A rebuttal video expert should generate sample recordings using the same or similar equipment and apply various scenarios with which the evidence would have been captured and acquired. The investigation should include comparing device-specific metadata, stream characteristics, and proprietary encoding structures. This objective approach ensures the examiner or expert reaches the most accurate, peer-reviewable opinions.

Some experts provide opinions without understanding the limits of their methods or their offered opinions. In short, they don’t know what they don’t know. They step outside of their lane of expertise and provide testimony without fully understanding the discipline’s methodology. That is where a rebuttal expert witness, properly trained in a particular domain like audio-video forensics, can assist counsel.

A rebuttal video expert steeped in video forensics knows the limits that apply to video analysis, video authentication, video enhancement, reverse projection, and videogrammetry. These limits should set expectations and parameters and keep experts in their swim lanes. Exceeding them can render their opinions misleading and inaccurate.
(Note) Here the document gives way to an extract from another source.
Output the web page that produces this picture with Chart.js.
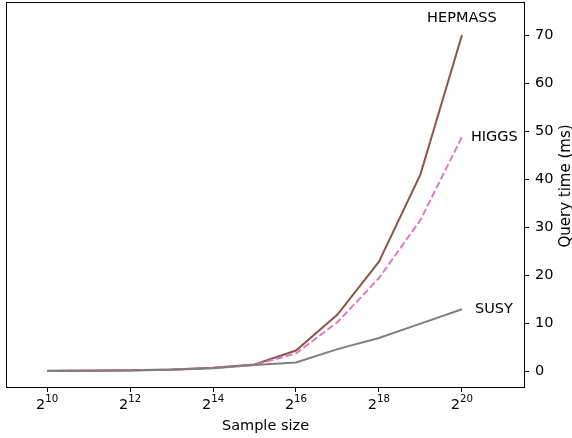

Rebuttal Video Experts in Action

When experts inspect on-site video recording systems, they can generate information to rebut expert witness testimony. The rebuttal video expert can identify and test known system variables to support their opinions and oppose other expert opinions. Using peer-reviewable methods and on-site testing, video experts can determine boundaries within which an expert can testify about a specific methodology, provide questions and answers to discredit an expert’s testimony, and identify short-sightedness in their views.

On-Premises

A large corporation retained Primeau Forensics to investigate the validity of an opinion offered by a federal investigator on the authenticity of video surveillance recordings captured at the corporation’s location. Our client was accused of malicious tampering with the recorded evidence where there were abrupt changes in the personnel captured in the video recordings.

We conducted an on-site investigation to determine how our client’s video management system (VMS) detected motion and whether it accurately captured it on video. Through exemplar testing, we walked within the zones where movement should trigger video capture.

The VMS was more sophisticated than the average CCTV surveillance system. The VMS included threshold parameters for motion detection requiring sensitivity calibration. However, we found the system was not calibrated properly to detect the motion in question and thus did not engage the video recorder. We reported the testing results, confirming that the motion sensitivity threshold was insufficient to detect all movement from personnel in the monitored zones.

Off-Premises

A city attorney retained Primeau Forensics to defend an officer-involved shooting (OIS). The plaintiff’s expert opined on the lack of audio evidence, claiming the officer intentionally deactivated his body-worn wireless lapel microphone. We investigated as a rebuttal witness to determine if the plaintiff expert’s opinion was scientifically valid. 

Through rigorous microphone testing, we identified and recorded several audio signals that indicated how the microphone behaved. The microphone emitted different sound profiles in a recording when we manually deactivated it and when the battery died. We recorded both exemplar signals using an in-car camera system like the vehicle used in the OIS case. We compared the test results with the microphone’s audio signals captured by the in-car camera system, indicating that the officer did not deactivate the microphone—the battery died.

The Last Words

Testing video camera systems on and off-site with objective, widely acceptable methodology prevails over subjective observations of video evidence and faulty methodology. Having a rebuttal video expert on your team can provide a scientific foundation for why an opposing expert is incorrect, especially when making conclusions about what the human eye saw versus what a camera recorded. Those are the last words you will need to dispute the account of an expert witness.